**** Information supplied

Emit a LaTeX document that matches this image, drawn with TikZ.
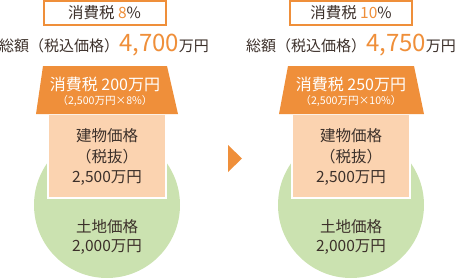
\documentclass[tikz,border=0pt]{standalone}
\usepackage{fontspec}
\setmainfont{Noto Sans CJK JP}
\definecolor{orng}{HTML}{EF8F3A}
\definecolor{peach}{HTML}{FBD3B0}
\definecolor{grn}{HTML}{CBE2B0}
\definecolor{ink}{HTML}{3C302A}
\tikzset{
  ratebox/.style={draw=orng, line width=2pt, fill=white, minimum width=122pt, minimum height=24pt, inner sep=0pt, text=ink, font=\fontsize{15.5}{17}\selectfont},
  totaltext/.style={inner sep=0pt, text=ink, font=\fontsize{15}{17}\selectfont},
  roofshape/.style={fill=orng, draw=none},
  bldg/.style={fill=peach, draw=white, line width=2pt},
  land/.style={fill=grn, draw=none},
  lbl/.style={inner sep=0pt, text=ink, align=center, font=\fontsize{15.5}{20.5}\selectfont},
  lblland/.style={inner sep=0pt, text=ink, align=center, font=\fontsize{15.5}{19.5}\selectfont},
  rooftxt/.style={inner sep=0pt, text=white, font=\fontsize{16}{18}\selectfont},
  roofsub/.style={inner sep=0pt, text=white, font=\fontsize{10.6}{12}\selectfont},
  arrowtri/.style={fill=orng, draw=none}
}
\newcommand{\bignum}[1]{\textcolor{orng}{\fontsize{24}{26}\selectfont #1}}
\begin{document}
\begin{tikzpicture}[x=1pt,y=-1pt]
\useasboundingbox (0,0) rectangle (455,279);
% ---------- left ----------
\node[land, circle, minimum size=146pt, inner sep=0pt] (landL) at (107,205) {};
\node[bldg, minimum width=118pt, minimum height=84pt, inner sep=0pt] (bldgL) at (107,156) {};
\coordinate (rtlL) at (43,66); \coordinate (rtrL) at (167,66);
\coordinate (rbrL) at (178,114); \coordinate (rblL) at (36,114);
\fill[roofshape] (rtlL) -- (rtrL) -- (rbrL) -- (rblL) -- cycle;
\node[ratebox] (rateL) at (104.5,13) {消費税 \textcolor{orng}{8}\%};
\node[totaltext] (totL) at (104,45) {総額（税込価格）\bignum{4,700}万円};
\node[rooftxt] (roofL1) at (105,84) {消費税 200万円};
\node[roofsub] (roofL2) at (105,101) {（2,500万円×8\%）};
\node[lbl] (bldgtxtL) at (107,157) {建物価格\\（税抜）\\2,500万円};
\node[lblland] (landtxtL) at (107,237) {土地価格\\2,000万円};
% ---------- arrow ----------
\coordinate (a1) at (228,145); \coordinate (a2) at (242,158.5); \coordinate (a3) at (228,172);
\fill[arrowtri] (a1) -- (a2) -- (a3) -- cycle;
% ---------- right ----------
\node[land, circle, minimum size=146pt, inner sep=0pt] (landR) at (351,205) {};
\node[bldg, minimum width=118pt, minimum height=84pt, inner sep=0pt] (bldgR) at (351,156) {};
\coordinate (rtlR) at (288,66); \coordinate (rtrR) at (414,66);
\coordinate (rbrR) at (424,114); \coordinate (rblR) at (279,114);
\fill[roofshape] (rtlR) -- (rtrR) -- (rbrR) -- (rblR) -- cycle;
\node[ratebox] (rateR) at (351,13) {消費税 \textcolor{orng}{10}\%};
\node[totaltext] (totR) at (351,45) {総額（税込価格）\bignum{4,750}万円};
\node[rooftxt] (roofR1) at (351,84) {消費税 250万円};
\node[roofsub] (roofR2) at (351,101) {（2,500万円×10\%）};
\node[lbl] (bldgtxtR) at (351,157) {建物価格\\（税抜）\\2,500万円};
\node[lblland] (landtxtR) at (351,237) {土地価格\\2,000万円};
\end{tikzpicture}
\end{document}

********

- Aim of the task
Reproduce the material in full, word for word, and omit the pictures.

- Answer to the task
Emit a LaTeX document that matches this image, drawn with TikZ.
\documentclass[tikz,border=0pt]{standalone}
\usepackage{fontspec}
\setmainfont{Noto Sans CJK JP}
\definecolor{orng}{HTML}{EF8F3A}
\definecolor{peach}{HTML}{FBD3B0}
\definecolor{grn}{HTML}{CBE2B0}
\definecolor{ink}{HTML}{3C302A}
\tikzset{
  ratebox/.style={draw=orng, line width=2pt, fill=white, minimum width=122pt, minimum height=24pt, inner sep=0pt, text=ink, font=\fontsize{15.5}{17}\selectfont},
  totaltext/.style={inner sep=0pt, text=ink, font=\fontsize{15}{17}\selectfont},
  roofshape/.style={fill=orng, draw=none},
  bldg/.style={fill=peach, draw=white, line width=2pt},
  land/.style={fill=grn, draw=none},
  lbl/.style={inner sep=0pt, text=ink, align=center, font=\fontsize{15.5}{20.5}\selectfont},
  lblland/.style={inner sep=0pt, text=ink, align=center, font=\fontsize{15.5}{19.5}\selectfont},
  rooftxt/.style={inner sep=0pt, text=white, font=\fontsize{16}{18}\selectfont},
  roofsub/.style={inner sep=0pt, text=white, font=\fontsize{10.6}{12}\selectfont},
  arrowtri/.style={fill=orng, draw=none}
}
\newcommand{\bignum}[1]{\textcolor{orng}{\fontsize{24}{26}\selectfont #1}}
\begin{document}
\begin{tikzpicture}[x=1pt,y=-1pt]
\useasboundingbox (0,0) rectangle (455,279);
% ---------- left ----------
\node[land, circle, minimum size=146pt, inner sep=0pt] (landL) at (107,205) {};
\node[bldg, minimum width=118pt, minimum height=84pt, inner sep=0pt] (bldgL) at (107,156) {};
\coordinate (rtlL) at (43,66); \coordinate (rtrL) at (167,66);
\coordinate (rbrL) at (178,114); \coordinate (rblL) at (36,114);
\fill[roofshape] (rtlL) -- (rtrL) -- (rbrL) -- (rblL) -- cycle;
\node[ratebox] (rateL) at (104.5,13) {消費税 \textcolor{orng}{8}\%};
\node[totaltext] (totL) at (104,45) {総額（税込価格）\bignum{4,700}万円};
\node[rooftxt] (roofL1) at (105,84) {消費税 200万円};
\node[roofsub] (roofL2) at (105,101) {（2,500万円×8\%）};
\node[lbl] (bldgtxtL) at (107,157) {建物価格\\（税抜）\\2,500万円};
\node[lblland] (landtxtL) at (107,237) {土地価格\\2,000万円};
% ---------- arrow ----------
\coordinate (a1) at (228,145); \coordinate (a2) at (242,158.5); \coordinate (a3) at (228,172);
\fill[arrowtri] (a1) -- (a2) -- (a3) -- cycle;
% ---------- right ----------
\node[land, circle, minimum size=146pt, inner sep=0pt] (landR) at (351,205) {};
\node[bldg, minimum width=118pt, minimum height=84pt, inner sep=0pt] (bldgR) at (351,156) {};
\coordinate (rtlR) at (288,66); \coordinate (rtrR) at (414,66);
\coordinate (rbrR) at (424,114); \coordinate (rblR) at (279,114);
\fill[roofshape] (rtlR) -- (rtrR) -- (rbrR) -- (rblR) -- cycle;
\node[ratebox] (rateR) at (351,13) {消費税 \textcolor{orng}{10}\%};
\node[totaltext] (totR) at (351,45) {総額（税込価格）\bignum{4,750}万円};
\node[rooftxt] (roofR1) at (351,84) {消費税 250万円};
\node[roofsub] (roofR2) at (351,101) {（2,500万円×10\%）};
\node[lbl] (bldgtxtR) at (351,157) {建物価格\\（税抜）\\2,500万円};
\node[lblland] (landtxtR) at (351,237) {土地価格\\2,000万円};
\end{tikzpicture}
\end{document}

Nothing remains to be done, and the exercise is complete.